▶ _SET EXERCISE_
Print exactly the lines below between the line containing "Emit a web page" and the line containing "const axisTicks = [20, 40, 60];", counting both of those lines. Leave pictures out.

* begin MATERIAL SHOWN *

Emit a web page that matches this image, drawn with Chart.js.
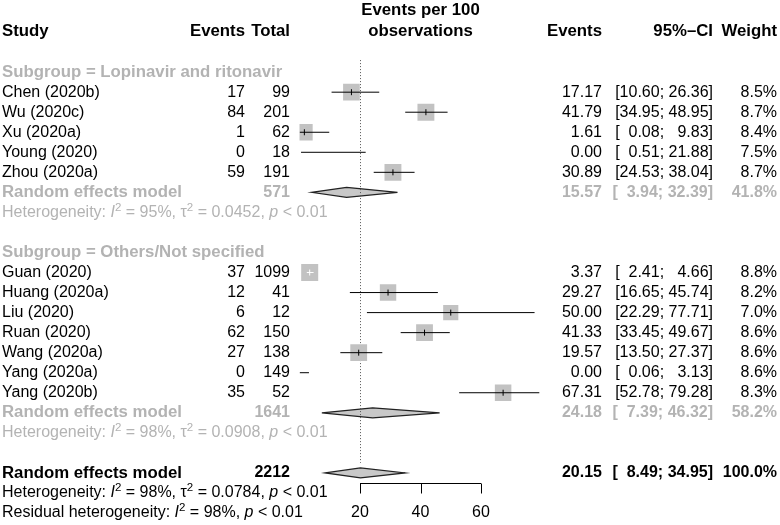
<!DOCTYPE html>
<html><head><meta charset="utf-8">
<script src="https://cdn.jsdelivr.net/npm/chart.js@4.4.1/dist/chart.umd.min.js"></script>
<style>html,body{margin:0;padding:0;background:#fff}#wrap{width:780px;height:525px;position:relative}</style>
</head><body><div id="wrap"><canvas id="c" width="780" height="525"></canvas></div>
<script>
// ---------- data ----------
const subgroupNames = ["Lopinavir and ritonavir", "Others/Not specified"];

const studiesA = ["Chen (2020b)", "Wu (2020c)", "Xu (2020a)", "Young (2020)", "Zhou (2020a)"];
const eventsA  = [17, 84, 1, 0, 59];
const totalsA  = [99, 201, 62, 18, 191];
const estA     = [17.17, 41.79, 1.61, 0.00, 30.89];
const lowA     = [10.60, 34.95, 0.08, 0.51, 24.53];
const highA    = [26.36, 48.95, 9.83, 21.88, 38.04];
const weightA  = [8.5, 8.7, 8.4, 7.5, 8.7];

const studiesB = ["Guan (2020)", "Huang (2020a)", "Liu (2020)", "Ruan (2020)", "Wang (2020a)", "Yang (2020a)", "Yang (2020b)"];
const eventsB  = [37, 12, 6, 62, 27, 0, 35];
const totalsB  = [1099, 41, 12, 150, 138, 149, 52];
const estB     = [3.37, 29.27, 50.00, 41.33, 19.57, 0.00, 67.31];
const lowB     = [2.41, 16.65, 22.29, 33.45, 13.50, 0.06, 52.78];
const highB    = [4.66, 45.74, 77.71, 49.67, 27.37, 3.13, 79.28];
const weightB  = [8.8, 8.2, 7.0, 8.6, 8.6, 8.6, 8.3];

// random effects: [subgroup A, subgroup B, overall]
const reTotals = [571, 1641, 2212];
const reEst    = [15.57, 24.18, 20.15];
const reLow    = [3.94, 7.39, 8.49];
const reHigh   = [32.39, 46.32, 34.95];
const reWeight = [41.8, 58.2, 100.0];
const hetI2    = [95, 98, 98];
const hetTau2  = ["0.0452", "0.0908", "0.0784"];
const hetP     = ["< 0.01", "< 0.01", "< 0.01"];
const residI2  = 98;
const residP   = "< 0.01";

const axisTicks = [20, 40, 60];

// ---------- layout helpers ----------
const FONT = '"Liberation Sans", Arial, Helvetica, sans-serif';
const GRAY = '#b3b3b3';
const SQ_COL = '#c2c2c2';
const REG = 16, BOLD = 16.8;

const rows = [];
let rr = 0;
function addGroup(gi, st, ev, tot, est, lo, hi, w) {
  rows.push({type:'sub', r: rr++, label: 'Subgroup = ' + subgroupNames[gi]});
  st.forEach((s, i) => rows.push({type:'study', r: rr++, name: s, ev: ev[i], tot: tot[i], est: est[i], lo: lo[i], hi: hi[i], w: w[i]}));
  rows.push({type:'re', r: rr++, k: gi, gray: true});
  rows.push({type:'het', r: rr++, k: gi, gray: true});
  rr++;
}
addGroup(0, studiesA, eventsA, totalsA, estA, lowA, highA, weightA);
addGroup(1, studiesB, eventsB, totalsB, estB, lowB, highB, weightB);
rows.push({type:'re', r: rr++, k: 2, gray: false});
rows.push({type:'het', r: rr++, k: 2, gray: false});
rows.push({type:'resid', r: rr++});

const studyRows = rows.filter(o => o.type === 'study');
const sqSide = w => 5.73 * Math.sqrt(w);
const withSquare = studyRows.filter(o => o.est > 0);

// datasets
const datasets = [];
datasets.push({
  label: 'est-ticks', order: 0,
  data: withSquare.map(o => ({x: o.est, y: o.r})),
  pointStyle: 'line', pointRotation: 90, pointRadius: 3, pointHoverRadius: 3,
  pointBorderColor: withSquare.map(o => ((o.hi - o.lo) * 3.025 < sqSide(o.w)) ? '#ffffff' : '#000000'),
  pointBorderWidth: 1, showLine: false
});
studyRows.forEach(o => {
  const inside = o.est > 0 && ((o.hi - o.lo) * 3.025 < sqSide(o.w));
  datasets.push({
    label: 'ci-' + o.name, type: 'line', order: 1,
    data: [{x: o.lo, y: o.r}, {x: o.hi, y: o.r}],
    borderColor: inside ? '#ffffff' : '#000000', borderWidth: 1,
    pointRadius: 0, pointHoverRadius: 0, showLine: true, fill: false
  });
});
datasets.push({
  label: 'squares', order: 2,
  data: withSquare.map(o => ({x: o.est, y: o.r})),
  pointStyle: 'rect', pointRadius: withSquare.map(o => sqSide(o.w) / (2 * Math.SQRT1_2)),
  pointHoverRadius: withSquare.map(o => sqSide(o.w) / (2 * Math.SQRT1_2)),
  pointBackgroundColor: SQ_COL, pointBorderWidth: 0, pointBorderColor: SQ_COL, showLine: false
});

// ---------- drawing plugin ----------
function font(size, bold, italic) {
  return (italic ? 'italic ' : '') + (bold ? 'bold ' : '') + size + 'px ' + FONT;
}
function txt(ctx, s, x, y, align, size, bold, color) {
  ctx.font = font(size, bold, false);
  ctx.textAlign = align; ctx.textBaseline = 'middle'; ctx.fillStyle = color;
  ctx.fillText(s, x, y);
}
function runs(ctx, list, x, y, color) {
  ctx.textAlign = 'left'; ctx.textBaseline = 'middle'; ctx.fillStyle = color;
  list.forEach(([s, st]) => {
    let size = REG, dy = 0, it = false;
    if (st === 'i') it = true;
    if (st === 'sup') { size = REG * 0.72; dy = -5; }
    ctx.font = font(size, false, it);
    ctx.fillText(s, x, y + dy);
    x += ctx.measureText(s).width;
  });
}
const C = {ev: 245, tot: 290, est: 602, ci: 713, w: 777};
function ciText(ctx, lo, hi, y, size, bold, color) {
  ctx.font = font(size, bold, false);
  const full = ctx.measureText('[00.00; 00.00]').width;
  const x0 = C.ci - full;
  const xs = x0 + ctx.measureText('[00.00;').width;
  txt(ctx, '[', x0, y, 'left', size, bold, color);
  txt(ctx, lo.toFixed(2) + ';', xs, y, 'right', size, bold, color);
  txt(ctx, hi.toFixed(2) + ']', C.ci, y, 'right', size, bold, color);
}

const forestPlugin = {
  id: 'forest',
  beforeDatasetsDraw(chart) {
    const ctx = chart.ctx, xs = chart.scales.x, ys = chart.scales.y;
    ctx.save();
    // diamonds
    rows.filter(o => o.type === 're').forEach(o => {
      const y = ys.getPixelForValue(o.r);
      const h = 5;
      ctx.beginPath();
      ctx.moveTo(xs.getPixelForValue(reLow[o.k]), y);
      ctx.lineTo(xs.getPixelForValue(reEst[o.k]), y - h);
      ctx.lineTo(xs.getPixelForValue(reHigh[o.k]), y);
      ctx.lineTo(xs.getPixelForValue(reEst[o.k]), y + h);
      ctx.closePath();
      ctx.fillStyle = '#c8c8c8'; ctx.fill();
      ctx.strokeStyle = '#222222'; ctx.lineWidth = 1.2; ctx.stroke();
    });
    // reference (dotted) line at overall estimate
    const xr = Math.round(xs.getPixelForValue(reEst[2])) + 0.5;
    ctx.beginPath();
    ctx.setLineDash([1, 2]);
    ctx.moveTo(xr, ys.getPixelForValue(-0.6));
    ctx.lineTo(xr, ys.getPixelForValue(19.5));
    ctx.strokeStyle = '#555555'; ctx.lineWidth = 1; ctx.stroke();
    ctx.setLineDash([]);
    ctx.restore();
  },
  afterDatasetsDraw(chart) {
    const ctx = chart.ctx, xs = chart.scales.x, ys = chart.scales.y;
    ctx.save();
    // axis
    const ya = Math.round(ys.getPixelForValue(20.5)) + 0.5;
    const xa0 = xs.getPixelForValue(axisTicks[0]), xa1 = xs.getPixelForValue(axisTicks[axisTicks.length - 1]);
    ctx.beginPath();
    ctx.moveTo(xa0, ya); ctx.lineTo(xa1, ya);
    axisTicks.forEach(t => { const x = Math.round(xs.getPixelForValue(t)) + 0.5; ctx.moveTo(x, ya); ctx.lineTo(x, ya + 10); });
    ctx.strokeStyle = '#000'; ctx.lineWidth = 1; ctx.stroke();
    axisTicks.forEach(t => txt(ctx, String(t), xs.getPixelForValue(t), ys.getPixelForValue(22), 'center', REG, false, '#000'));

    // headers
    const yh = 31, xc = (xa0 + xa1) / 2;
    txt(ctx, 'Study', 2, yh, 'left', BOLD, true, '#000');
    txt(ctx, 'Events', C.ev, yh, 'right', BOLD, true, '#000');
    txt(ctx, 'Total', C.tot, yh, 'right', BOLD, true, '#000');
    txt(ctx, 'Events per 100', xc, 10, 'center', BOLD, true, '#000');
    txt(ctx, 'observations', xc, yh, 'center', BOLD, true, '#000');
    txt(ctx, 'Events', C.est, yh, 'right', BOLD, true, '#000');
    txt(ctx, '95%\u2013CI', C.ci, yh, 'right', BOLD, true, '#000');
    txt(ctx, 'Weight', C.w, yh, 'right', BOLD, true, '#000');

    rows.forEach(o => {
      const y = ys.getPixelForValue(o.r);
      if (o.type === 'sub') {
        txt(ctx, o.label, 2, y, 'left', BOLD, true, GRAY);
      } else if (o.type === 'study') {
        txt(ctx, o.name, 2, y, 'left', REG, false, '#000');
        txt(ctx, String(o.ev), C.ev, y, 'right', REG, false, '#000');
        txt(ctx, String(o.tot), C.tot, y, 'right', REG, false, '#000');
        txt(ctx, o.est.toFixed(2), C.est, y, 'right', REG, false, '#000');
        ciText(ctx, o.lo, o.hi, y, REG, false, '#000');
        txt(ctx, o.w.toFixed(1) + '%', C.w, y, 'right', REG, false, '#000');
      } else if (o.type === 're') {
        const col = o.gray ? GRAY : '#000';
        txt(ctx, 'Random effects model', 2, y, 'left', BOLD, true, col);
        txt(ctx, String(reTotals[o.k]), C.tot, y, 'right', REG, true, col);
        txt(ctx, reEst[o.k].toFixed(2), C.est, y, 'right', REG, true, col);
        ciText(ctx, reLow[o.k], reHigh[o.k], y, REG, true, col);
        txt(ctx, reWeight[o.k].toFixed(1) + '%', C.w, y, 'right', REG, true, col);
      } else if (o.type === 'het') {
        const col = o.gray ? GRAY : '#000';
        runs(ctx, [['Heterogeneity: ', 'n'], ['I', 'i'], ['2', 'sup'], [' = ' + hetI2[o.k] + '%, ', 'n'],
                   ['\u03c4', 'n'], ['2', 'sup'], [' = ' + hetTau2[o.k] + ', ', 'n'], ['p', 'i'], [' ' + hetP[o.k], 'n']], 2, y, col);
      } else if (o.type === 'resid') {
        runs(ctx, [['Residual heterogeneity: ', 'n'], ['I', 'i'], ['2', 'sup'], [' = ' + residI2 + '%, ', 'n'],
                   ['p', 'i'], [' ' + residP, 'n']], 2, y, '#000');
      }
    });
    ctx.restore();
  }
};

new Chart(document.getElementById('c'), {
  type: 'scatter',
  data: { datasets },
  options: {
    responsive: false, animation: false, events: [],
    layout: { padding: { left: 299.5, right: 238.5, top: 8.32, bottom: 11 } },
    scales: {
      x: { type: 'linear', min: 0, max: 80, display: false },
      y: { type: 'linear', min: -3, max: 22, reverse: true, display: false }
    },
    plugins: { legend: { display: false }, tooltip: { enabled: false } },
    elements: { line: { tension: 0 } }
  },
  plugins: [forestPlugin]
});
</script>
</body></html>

* end MATERIAL SHOWN *
* begin MATERIAL SHOWN *

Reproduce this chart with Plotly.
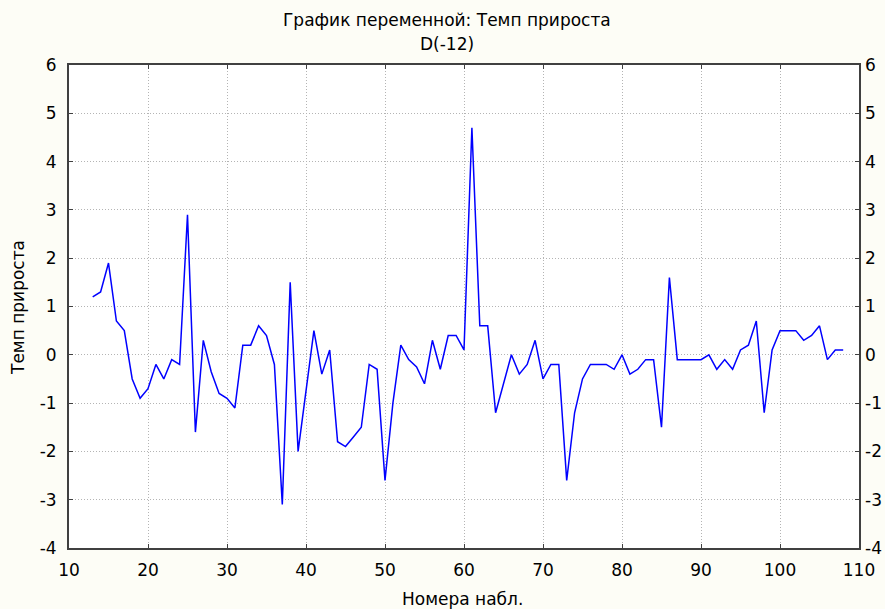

* end MATERIAL SHOWN *
* begin MATERIAL SHOWN *

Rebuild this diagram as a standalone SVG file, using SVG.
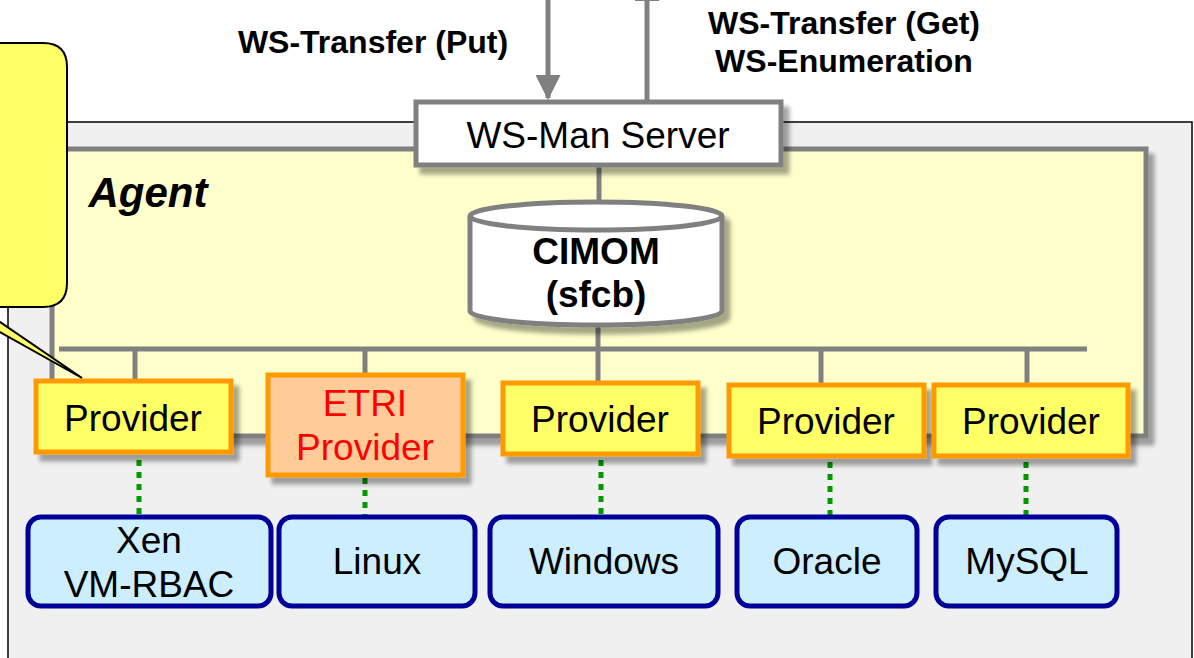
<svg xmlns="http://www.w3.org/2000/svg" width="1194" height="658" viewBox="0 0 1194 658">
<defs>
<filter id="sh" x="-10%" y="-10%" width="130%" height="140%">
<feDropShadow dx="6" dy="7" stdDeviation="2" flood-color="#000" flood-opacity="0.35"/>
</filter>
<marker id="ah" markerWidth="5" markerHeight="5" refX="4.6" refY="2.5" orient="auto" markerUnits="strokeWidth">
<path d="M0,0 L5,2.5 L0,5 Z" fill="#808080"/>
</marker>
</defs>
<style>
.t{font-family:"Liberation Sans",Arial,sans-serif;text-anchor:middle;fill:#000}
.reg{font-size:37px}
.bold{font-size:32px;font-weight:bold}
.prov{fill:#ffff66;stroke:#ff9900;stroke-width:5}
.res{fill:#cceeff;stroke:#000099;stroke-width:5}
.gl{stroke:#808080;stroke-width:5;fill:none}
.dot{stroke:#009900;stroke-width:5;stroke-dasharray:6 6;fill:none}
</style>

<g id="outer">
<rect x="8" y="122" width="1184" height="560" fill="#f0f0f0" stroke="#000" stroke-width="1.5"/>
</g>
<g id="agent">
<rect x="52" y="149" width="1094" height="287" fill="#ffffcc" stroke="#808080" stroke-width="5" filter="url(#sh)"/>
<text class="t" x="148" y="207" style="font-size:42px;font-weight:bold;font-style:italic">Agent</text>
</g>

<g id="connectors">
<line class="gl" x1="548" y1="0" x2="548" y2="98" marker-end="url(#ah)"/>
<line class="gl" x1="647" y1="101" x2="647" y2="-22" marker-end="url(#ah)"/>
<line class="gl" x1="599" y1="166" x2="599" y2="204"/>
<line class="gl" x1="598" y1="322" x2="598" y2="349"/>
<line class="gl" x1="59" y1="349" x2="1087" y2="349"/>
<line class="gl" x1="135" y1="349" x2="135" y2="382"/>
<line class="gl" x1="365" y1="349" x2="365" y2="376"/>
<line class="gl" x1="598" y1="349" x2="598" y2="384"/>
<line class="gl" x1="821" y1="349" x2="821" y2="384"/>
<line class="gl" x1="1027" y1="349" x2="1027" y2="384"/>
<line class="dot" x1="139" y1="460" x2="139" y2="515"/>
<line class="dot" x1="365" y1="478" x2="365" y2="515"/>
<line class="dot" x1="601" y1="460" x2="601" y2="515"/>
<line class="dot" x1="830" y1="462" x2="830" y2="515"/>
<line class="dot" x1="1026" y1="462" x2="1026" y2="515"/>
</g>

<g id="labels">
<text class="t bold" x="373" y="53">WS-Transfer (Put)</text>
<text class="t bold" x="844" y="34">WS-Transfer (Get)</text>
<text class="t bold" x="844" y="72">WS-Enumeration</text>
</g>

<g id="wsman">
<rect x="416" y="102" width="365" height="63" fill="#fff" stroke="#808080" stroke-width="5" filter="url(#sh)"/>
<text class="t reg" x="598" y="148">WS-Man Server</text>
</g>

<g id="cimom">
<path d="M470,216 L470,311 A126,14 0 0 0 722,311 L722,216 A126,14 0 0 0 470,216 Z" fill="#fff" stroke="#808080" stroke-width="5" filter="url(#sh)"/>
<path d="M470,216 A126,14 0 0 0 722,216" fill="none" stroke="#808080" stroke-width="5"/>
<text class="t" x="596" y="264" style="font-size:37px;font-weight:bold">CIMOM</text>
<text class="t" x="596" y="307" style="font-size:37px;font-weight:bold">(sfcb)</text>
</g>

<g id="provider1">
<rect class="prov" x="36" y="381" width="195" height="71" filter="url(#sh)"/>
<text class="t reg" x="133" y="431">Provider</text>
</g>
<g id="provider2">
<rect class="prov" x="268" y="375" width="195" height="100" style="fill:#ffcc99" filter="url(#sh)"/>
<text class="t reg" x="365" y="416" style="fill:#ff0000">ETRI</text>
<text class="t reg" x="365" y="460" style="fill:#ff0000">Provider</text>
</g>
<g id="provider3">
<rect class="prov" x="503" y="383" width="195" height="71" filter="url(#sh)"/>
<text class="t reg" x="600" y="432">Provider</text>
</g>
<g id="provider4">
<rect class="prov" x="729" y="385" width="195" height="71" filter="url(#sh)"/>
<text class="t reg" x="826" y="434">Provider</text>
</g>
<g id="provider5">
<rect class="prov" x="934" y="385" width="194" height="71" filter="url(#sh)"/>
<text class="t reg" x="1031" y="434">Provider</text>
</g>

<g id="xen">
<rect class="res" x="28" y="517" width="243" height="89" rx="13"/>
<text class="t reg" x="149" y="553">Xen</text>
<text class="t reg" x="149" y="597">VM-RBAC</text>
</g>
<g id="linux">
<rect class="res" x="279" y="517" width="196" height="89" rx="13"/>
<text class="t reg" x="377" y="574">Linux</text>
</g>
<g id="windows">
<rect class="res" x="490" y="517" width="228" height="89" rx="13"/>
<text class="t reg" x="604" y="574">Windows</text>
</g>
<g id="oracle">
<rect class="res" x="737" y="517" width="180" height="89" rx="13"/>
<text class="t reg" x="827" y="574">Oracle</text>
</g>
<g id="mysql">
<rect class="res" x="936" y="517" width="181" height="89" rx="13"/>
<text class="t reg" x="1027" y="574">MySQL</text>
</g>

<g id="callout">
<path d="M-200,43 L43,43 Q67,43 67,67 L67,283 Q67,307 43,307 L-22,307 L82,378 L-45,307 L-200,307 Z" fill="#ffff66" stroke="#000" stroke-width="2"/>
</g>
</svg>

* end MATERIAL SHOWN *

▶ _WORKED SOLUTION_
Emit a web page that matches this image, drawn with Chart.js.
<!DOCTYPE html>
<html><head><meta charset="utf-8">
<script src="https://cdn.jsdelivr.net/npm/chart.js@4.4.1/dist/chart.umd.min.js"></script>
<style>html,body{margin:0;padding:0;background:#fff}#wrap{width:780px;height:525px;position:relative}</style>
</head><body><div id="wrap"><canvas id="c" width="780" height="525"></canvas></div>
<script>
// ---------- data ----------
const subgroupNames = ["Lopinavir and ritonavir", "Others/Not specified"];

const studiesA = ["Chen (2020b)", "Wu (2020c)", "Xu (2020a)", "Young (2020)", "Zhou (2020a)"];
const eventsA  = [17, 84, 1, 0, 59];
const totalsA  = [99, 201, 62, 18, 191];
const estA     = [17.17, 41.79, 1.61, 0.00, 30.89];
const lowA     = [10.60, 34.95, 0.08, 0.51, 24.53];
const highA    = [26.36, 48.95, 9.83, 21.88, 38.04];
const weightA  = [8.5, 8.7, 8.4, 7.5, 8.7];

const studiesB = ["Guan (2020)", "Huang (2020a)", "Liu (2020)", "Ruan (2020)", "Wang (2020a)", "Yang (2020a)", "Yang (2020b)"];
const eventsB  = [37, 12, 6, 62, 27, 0, 35];
const totalsB  = [1099, 41, 12, 150, 138, 149, 52];
const estB     = [3.37, 29.27, 50.00, 41.33, 19.57, 0.00, 67.31];
const lowB     = [2.41, 16.65, 22.29, 33.45, 13.50, 0.06, 52.78];
const highB    = [4.66, 45.74, 77.71, 49.67, 27.37, 3.13, 79.28];
const weightB  = [8.8, 8.2, 7.0, 8.6, 8.6, 8.6, 8.3];

// random effects: [subgroup A, subgroup B, overall]
const reTotals = [571, 1641, 2212];
const reEst    = [15.57, 24.18, 20.15];
const reLow    = [3.94, 7.39, 8.49];
const reHigh   = [32.39, 46.32, 34.95];
const reWeight = [41.8, 58.2, 100.0];
const hetI2    = [95, 98, 98];
const hetTau2  = ["0.0452", "0.0908", "0.0784"];
const hetP     = ["< 0.01", "< 0.01", "< 0.01"];
const residI2  = 98;
const residP   = "< 0.01";

const axisTicks = [20, 40, 60];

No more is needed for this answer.